▸ DIRECTIONS FOR THIS TASK: Reproduce the listing below character for character; drop every image.

▸ SOURCE DATA:
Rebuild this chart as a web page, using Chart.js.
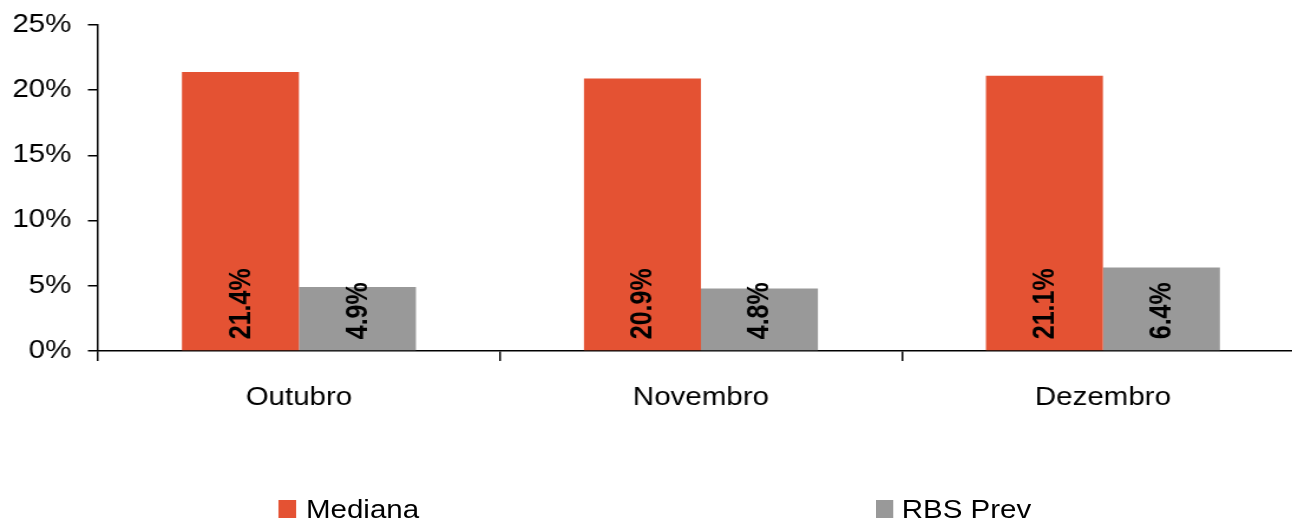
<!DOCTYPE html>
<html lang="pt-BR">
<head>
    <meta charset="UTF-8">
    <title>Mediana x RBS Prev</title>
    <style>
        html, body {
            margin: 0;
            padding: 0;
            width: 1292px;
            height: 520px;
            overflow: hidden;
            background: #fff;
        }
        /* the reference is a bit wider than tall, so the whole drawing is stretched */
        .wrap {
            position: relative;
            width: 1108px;
            height: 520px;
            transform: scaleX(1.18);
            transform-origin: 0 0;
        }
        canvas {
            display: block;
        }
        .legend-box {
            position: absolute;
            top: 500px;
            width: 15.3px;
            height: 18px;
        }
        .legend-text {
            position: absolute;
            top: 497px;
            font-family: "Liberation Sans", Arial, sans-serif;
            font-size: 25px;
            line-height: 25px;
            color: #000;
            white-space: nowrap;
        }
    </style>
    <script src="https://cdn.jsdelivr.net/npm/chart.js@4.4.0/dist/chart.umd.min.js"></script>
</head>
<body>
    <div class="wrap" id="wrap">
        <canvas id="chart" width="1108" height="520" style="width:1108px;height:520px"></canvas>
    </div>

    <script>
        // 数据
        const categories = ['Outubro', 'Novembro', 'Dezembro'];
        const mediana = [21.4, 20.9, 21.1];
        const rbsPrev = [4.9, 4.8, 6.4];
        const yMin = 0;
        const yMax = 25;
        const yStep = 5;

        const ORANGE = '#E45233';
        const GREY = '#999999';
        const FONT = '"Liberation Sans", Arial, sans-serif';

        // rotated value labels at the foot of each bar
        const barLabels = {
            id: 'barLabels',
            afterDatasetsDraw(chart) {
                const ctx = chart.ctx;
                chart.data.datasets.forEach((ds, i) => {
                    chart.getDatasetMeta(i).data.forEach((bar, j) => {
                        ctx.save();
                        ctx.translate(bar.x, bar.base - 11);
                        ctx.rotate(-Math.PI / 2);
                        ctx.font = 'bold 25px ' + FONT;
                        ctx.fillStyle = '#000';
                        ctx.textAlign = 'left';
                        ctx.textBaseline = 'middle';
                        ctx.fillText(ds.data[j].toFixed(1) + '%', 0, 1);
                        ctx.restore();
                    });
                });
            }
        };

        const chart = new Chart(document.getElementById('chart'), {
            type: 'bar',
            data: {
                labels: categories,
                datasets: [
                    { label: 'Mediana', data: mediana, backgroundColor: ORANGE },
                    { label: 'RBS Prev', data: rbsPrev, backgroundColor: GREY }
                ]
            },
            options: {
                responsive: false,
                animation: false,
                devicePixelRatio: 1,
                layout: { padding: { top: 25, right: 3, bottom: 109, left: 0 } },
                datasets: {
                    bar: { categoryPercentage: 0.582, barPercentage: 1.0 }
                },
                plugins: {
                    legend: { display: false },
                    tooltip: { enabled: false }
                },
                scales: {
                    x: {
                        grid: {
                            drawOnChartArea: false,
                            drawTicks: true,
                            tickLength: 10,
                            color: '#000',
                            lineWidth: 1.5
                        },
                        border: { color: '#000', width: 1.5 },
                        ticks: {
                            color: '#000',
                            font: { family: FONT, size: 25 },
                            padding: 22,
                            maxRotation: 0
                        },
                        afterFit(scale) { scale.height = 60; }
                    },
                    y: {
                        min: yMin,
                        max: yMax,
                        grid: {
                            drawOnChartArea: false,
                            drawTicks: true,
                            tickLength: 8.5,
                            color: '#000',
                            lineWidth: 1.5
                        },
                        border: { color: '#000', width: 1.5 },
                        ticks: {
                            stepSize: yStep,
                            color: '#000',
                            font: { family: FONT, size: 25 },
                            padding: 14,
                            callback: v => v + '%'
                        },
                        afterFit(scale) {
                            scale.width = 83;
                            scale.paddingTop = 0;
                        }
                    }
                }
            },
            plugins: [barLabels]
        });

        // legend spread out like the original
        const legendPos = [[235.8, 259.3], [741.5, 764.2]];
        const wrap = document.getElementById('wrap');
        chart.data.datasets.forEach((ds, i) => {
            const box = document.createElement('div');
            box.className = 'legend-box';
            box.style.left = legendPos[i][0] + 'px';
            box.style.background = ds.backgroundColor;
            wrap.appendChild(box);
            const txt = document.createElement('div');
            txt.className = 'legend-text';
            txt.style.left = legendPos[i][1] + 'px';
            txt.textContent = ds.label;
            wrap.appendChild(txt);
        });
    </script>
</body>
</html>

▸ EXERCISE OUTPUT:
Rebuild this chart as a web page, using Chart.js.
<!DOCTYPE html>
<html lang="pt-BR">
<head>
    <meta charset="UTF-8">
    <title>Mediana x RBS Prev</title>
    <style>
        html, body {
            margin: 0;
            padding: 0;
            width: 1292px;
            height: 520px;
            overflow: hidden;
            background: #fff;
        }
        /* the reference is a bit wider than tall, so the whole drawing is stretched */
        .wrap {
            position: relative;
            width: 1108px;
            height: 520px;
            transform: scaleX(1.18);
            transform-origin: 0 0;
        }
        canvas {
            display: block;
        }
        .legend-box {
            position: absolute;
            top: 500px;
            width: 15.3px;
            height: 18px;
        }
        .legend-text {
            position: absolute;
            top: 497px;
            font-family: "Liberation Sans", Arial, sans-serif;
            font-size: 25px;
            line-height: 25px;
            color: #000;
            white-space: nowrap;
        }
    </style>
    <script src="https://cdn.jsdelivr.net/npm/chart.js@4.4.0/dist/chart.umd.min.js"></script>
</head>
<body>
    <div class="wrap" id="wrap">
        <canvas id="chart" width="1108" height="520" style="width:1108px;height:520px"></canvas>
    </div>

    <script>
        // 数据
        const categories = ['Outubro', 'Novembro', 'Dezembro'];
        const mediana = [21.4, 20.9, 21.1];
        const rbsPrev = [4.9, 4.8, 6.4];
        const yMin = 0;
        const yMax = 25;
        const yStep = 5;

        const ORANGE = '#E45233';
        const GREY = '#999999';
        const FONT = '"Liberation Sans", Arial, sans-serif';

        // rotated value labels at the foot of each bar
        const barLabels = {
            id: 'barLabels',
            afterDatasetsDraw(chart) {
                const ctx = chart.ctx;
                chart.data.datasets.forEach((ds, i) => {
                    chart.getDatasetMeta(i).data.forEach((bar, j) => {
                        ctx.save();
                        ctx.translate(bar.x, bar.base - 11);
                        ctx.rotate(-Math.PI / 2);
                        ctx.font = 'bold 25px ' + FONT;
                        ctx.fillStyle = '#000';
                        ctx.textAlign = 'left';
                        ctx.textBaseline = 'middle';
                        ctx.fillText(ds.data[j].toFixed(1) + '%', 0, 1);
                        ctx.restore();
                    });
                });
            }
        };

        const chart = new Chart(document.getElementById('chart'), {
            type: 'bar',
            data: {
                labels: categories,
                datasets: [
                    { label: 'Mediana', data: mediana, backgroundColor: ORANGE },
                    { label: 'RBS Prev', data: rbsPrev, backgroundColor: GREY }
                ]
            },
            options: {
                responsive: false,
                animation: false,
                devicePixelRatio: 1,
                layout: { padding: { top: 25, right: 3, bottom: 109, left: 0 } },
                datasets: {
                    bar: { categoryPercentage: 0.582, barPercentage: 1.0 }
                },
                plugins: {
                    legend: { display: false },
                    tooltip: { enabled: false }
                },
                scales: {
                    x: {
                        grid: {
                            drawOnChartArea: false,
                            drawTicks: true,
                            tickLength: 10,
                            color: '#000',
                            lineWidth: 1.5
                        },
                        border: { color: '#000', width: 1.5 },
                        ticks: {
                            color: '#000',
                            font: { family: FONT, size: 25 },
                            padding: 22,
                            maxRotation: 0
                        },
                        afterFit(scale) { scale.height = 60; }
                    },
                    y: {
                        min: yMin,
                        max: yMax,
                        grid: {
                            drawOnChartArea: false,
                            drawTicks: true,
                            tickLength: 8.5,
                            color: '#000',
                            lineWidth: 1.5
                        },
                        border: { color: '#000', width: 1.5 },
                        ticks: {
                            stepSize: yStep,
                            color: '#000',
                            font: { family: FONT, size: 25 },
                            padding: 14,
                            callback: v => v + '%'
                        },
                        afterFit(scale) {
                            scale.width = 83;
                            scale.paddingTop = 0;
                        }
                    }
                }
            },
            plugins: [barLabels]
        });

        // legend spread out like the original
        const legendPos = [[235.8, 259.3], [741.5, 764.2]];
        const wrap = document.getElementById('wrap');
        chart.data.datasets.forEach((ds, i) => {
            const box = document.createElement('div');
            box.className = 'legend-box';
            box.style.left = legendPos[i][0] + 'px';
            box.style.background = ds.backgroundColor;
            wrap.appendChild(box);
            const txt = document.createElement('div');
            txt.className = 'legend-text';
            txt.style.left = legendPos[i][1] + 'px';
            txt.textContent = ds.label;
            wrap.appendChild(txt);
        });
    </script>
</body>
</html>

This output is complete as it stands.